=== What is needed ===
Extract the lines from the start through the line that holds "is None else", both included, omitting all images.

=== Available data ===
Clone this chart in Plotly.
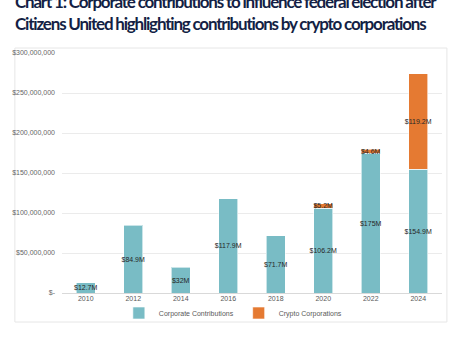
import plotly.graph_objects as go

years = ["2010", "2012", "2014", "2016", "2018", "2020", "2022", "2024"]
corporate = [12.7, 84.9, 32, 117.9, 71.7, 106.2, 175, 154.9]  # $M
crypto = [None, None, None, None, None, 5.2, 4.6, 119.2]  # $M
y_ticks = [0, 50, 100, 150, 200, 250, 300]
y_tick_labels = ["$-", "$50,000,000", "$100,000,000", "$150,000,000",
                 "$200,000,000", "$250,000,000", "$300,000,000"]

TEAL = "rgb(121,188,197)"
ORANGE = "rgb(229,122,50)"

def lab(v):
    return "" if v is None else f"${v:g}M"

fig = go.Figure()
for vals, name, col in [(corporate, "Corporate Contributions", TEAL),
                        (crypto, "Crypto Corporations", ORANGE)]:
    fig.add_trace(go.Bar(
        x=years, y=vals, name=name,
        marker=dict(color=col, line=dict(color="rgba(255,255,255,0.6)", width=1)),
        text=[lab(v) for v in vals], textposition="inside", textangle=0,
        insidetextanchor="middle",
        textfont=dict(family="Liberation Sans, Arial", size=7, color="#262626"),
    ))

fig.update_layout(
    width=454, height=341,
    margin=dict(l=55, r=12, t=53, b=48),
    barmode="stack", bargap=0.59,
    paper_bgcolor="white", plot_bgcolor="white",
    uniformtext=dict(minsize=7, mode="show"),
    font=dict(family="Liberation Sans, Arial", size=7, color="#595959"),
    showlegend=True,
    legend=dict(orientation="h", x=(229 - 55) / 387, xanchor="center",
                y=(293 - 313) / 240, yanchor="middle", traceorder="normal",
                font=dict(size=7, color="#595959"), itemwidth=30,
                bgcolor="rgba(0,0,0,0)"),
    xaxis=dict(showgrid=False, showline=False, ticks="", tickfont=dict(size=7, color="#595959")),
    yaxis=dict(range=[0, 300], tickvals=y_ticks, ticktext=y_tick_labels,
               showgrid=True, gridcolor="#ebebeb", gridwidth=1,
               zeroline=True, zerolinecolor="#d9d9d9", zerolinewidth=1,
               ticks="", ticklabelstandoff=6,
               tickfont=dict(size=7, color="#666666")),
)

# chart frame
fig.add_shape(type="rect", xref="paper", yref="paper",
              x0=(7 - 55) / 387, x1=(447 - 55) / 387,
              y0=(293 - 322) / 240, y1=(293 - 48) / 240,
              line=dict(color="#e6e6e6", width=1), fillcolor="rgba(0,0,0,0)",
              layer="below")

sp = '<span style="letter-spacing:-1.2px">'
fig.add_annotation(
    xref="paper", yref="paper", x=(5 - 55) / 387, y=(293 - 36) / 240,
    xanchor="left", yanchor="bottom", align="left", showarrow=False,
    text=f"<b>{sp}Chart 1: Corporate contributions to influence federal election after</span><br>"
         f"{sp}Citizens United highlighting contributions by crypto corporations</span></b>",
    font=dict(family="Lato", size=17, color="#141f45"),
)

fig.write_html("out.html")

=== Problem solution ===
Clone this chart in Plotly.
import plotly.graph_objects as go

years = ["2010", "2012", "2014", "2016", "2018", "2020", "2022", "2024"]
corporate = [12.7, 84.9, 32, 117.9, 71.7, 106.2, 175, 154.9]  # $M
crypto = [None, None, None, None, None, 5.2, 4.6, 119.2]  # $M
y_ticks = [0, 50, 100, 150, 200, 250, 300]
y_tick_labels = ["$-", "$50,000,000", "$100,000,000", "$150,000,000",
                 "$200,000,000", "$250,000,000", "$300,000,000"]

TEAL = "rgb(121,188,197)"
ORANGE = "rgb(229,122,50)"

def lab(v):
    return "" if v is None else f"${v:g}M"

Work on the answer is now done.